I'm not knocking you at all. I'm saying we knew about the Xenos and Cell stuff for months now. Those presentations just rehashed the obvious. The NVidia presentation could be interesting b/c it specified "console technology". There's only one console chip they are involved in this gen, and that's RSX, a chip we know little about. All the RSX info is speculation based on the E3 presser. We have an extrapolated dot-product figure, shader-ops per second and clock speed. Getting something....anything at this point would be something new. I think most people are ignoring this thread b/c it just doesn't offer anything new. I meant no offense. PEACE.
 
MechanizedDeath said:
There's only one console chip they are involved in this gen, and that's RSX, a chip we know little about.
Lindbergh could qualify as using "console technology", but I would assume that to be a standard G70 - potentially Ultra - personally.
 
don't forget about gizmondo! it's also powered by nVidia.

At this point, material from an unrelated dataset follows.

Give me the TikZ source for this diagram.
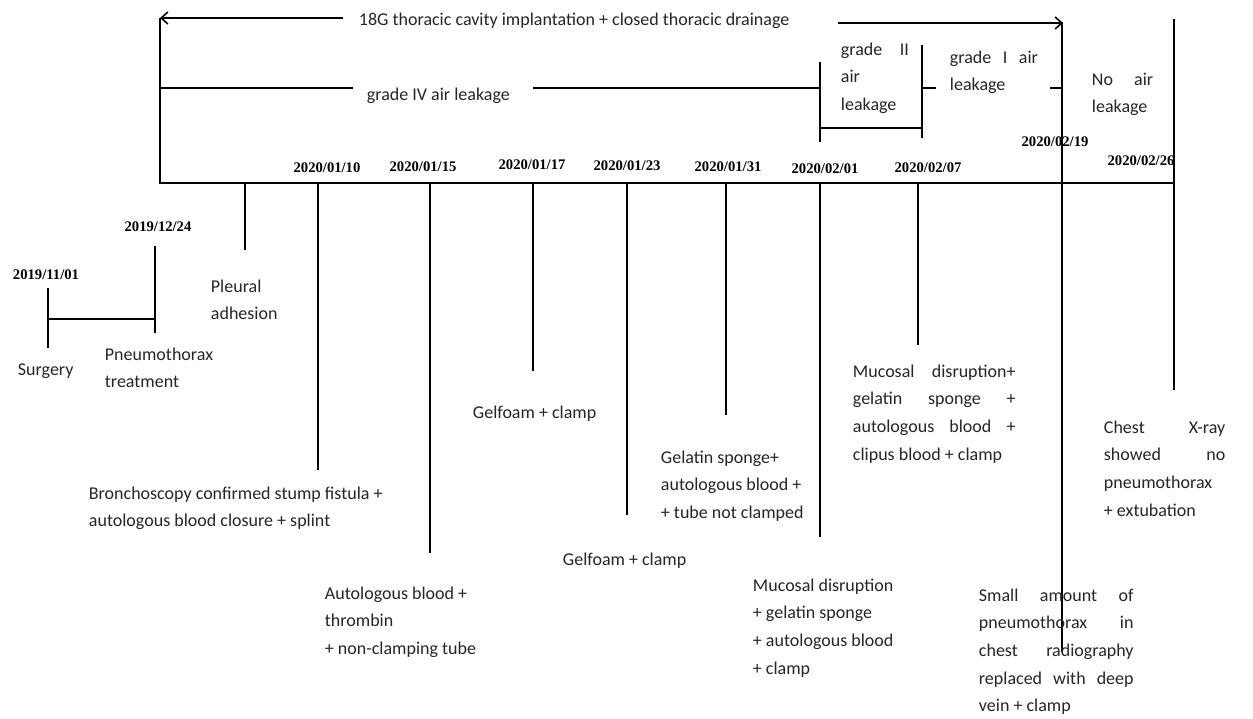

also, aren't DISCover and phantom using nVidia technology?
 
You guys are giving me lelss hope!!!
...but it is under New Console Architecture...but that could be the G70 or 6800 because those are "new" for consoles
 
Uttar said:
So, err... anything, anyone?

Uttar

I'm trying to probe around some Irish boards, but nothing really.

I could have attended this conference but it would have cost me €300 and I could only have gone for one day (albeit the day where all the console-related presentations were being made). I kind of regret not going now.

I think the best bet at least regarding the Nvidia presentation would be to try and email Nvidia and suggest that they put slides/video of their presentation up on their developer site. They do that fairly often, but there can be some delay, and I'm not sure if there'd be unique disclosure sensitivities relating to console tech.

Could be worth keeping an eye on this page too for when conference proceedings go up:

http://www.eg.org/EG/DL/Conf

That said, they may be selective about what gets posted online, so there's no guarantee the presentations that are of interest here will show up.